I have a class which counts events. It looks like this:
public class Counter {
private static final long BUCKET_SIZE_NS = Duration.ofMillis(100).toNanos();
...
private long nextBucketNum() {
return clock.getTime() / BUCKET_SIZE_NS;
}
public void count() {
...
final long num = nextBucketNum();
...
}
...
}
If I remove static
modifier from the field (intending to make it a class parameter), the counting throughput degrades more than for 25% according to JMH report.
The generated bytecode for static
case:
INVOKEINTERFACE Clock.getTime ()J (itf)
GETSTATIC Counter.BUCKET_SIZE_NS : J
LDIV
And for non-static
one:
INVOKEINTERFACE Clock.getTime ()J (itf)
ALOAD 0
GETFIELD Counter.BUCKET_SIZE_NS : J
LDIV
Am I doing performance test wrong experiencing some sort of dead-code elimination or is it some legitimate micro-optimization at some level like JIT or Hyperthreading?
The difference exists both in single-theaded and multi-threaded benchmarks.
Environment:
JMH version: 1.34
VM version: JDK 1.8.0_161, Java HotSpot(TM) 64-Bit Server VM, 25.161-b12
macOS Monterey 12.2.1
Intel(R) Core(TM) i7-4770HQ CPU @ 2.20GHz
CodePudding user response:
The JVM optimizes static final fields as true constants, but it doesn't do the same for instance fields. In theory, the code could be analyzed and proven to show that the field is always the same, but that's more complicated. In addition, final fields aren't treated as truly final because of the reflection backdoor. There's a Jira item which tracks this issue, but I cannot find it right now. Internally, the JDK uses a special @Stable
annotation to optimize accesses to final instance fields.
But even if you could use this annotation, extra analysis would still required to prove that the field is the same for all instances. In most cases, the code which assigns the field needs to be fully inlined for the analysis to work. What if the Duration.ofMillis
call was implemented to return a random number? Of course it's not, but without the analysis, how could the compiler be certain?
CodePudding user response:
There are 2 optimizations at play here:
- Constant folding: The static final field is pre-computed and written into the code blob (the end result of JIT compilation). This is will translate into a performance win compared to a memory load (when reading the field).

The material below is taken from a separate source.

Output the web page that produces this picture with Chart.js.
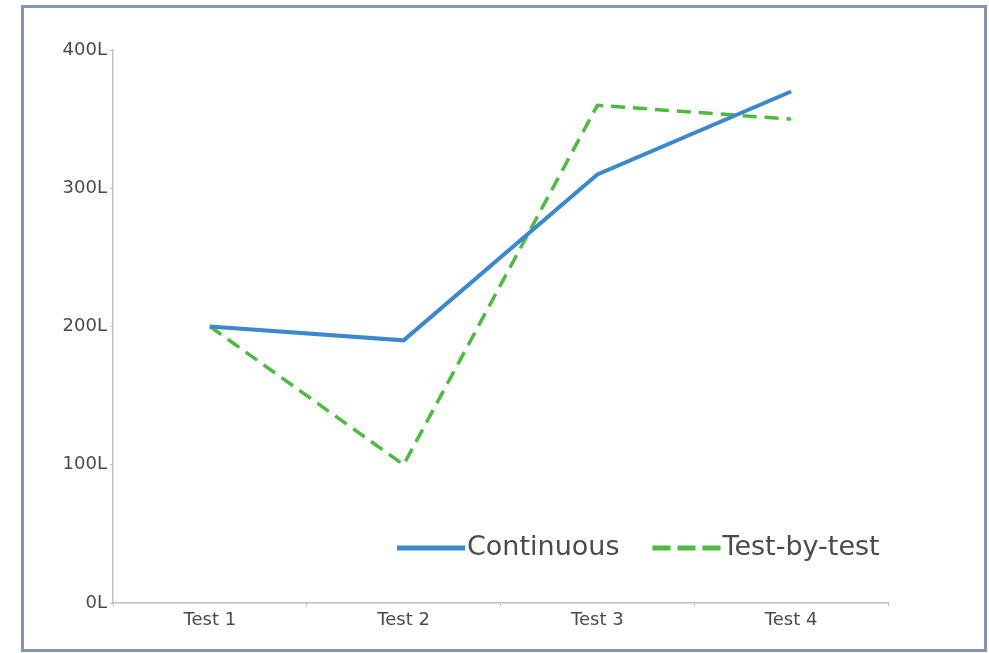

- Arithmetic simplification: When dividing by a potentially variable quantity, the compiler has to use a division instruction which is super expensive. When dividing by a constant, the compiler can come up with a cheaper alternative. This is particularly true when dividing (and multiplying) by powers of 2 which can be simplified into shift instructions.
To look further into this I would recommend you run your benchmark with perfasm
and see where the cycles went and what assembly code was generated.
Happy hunting!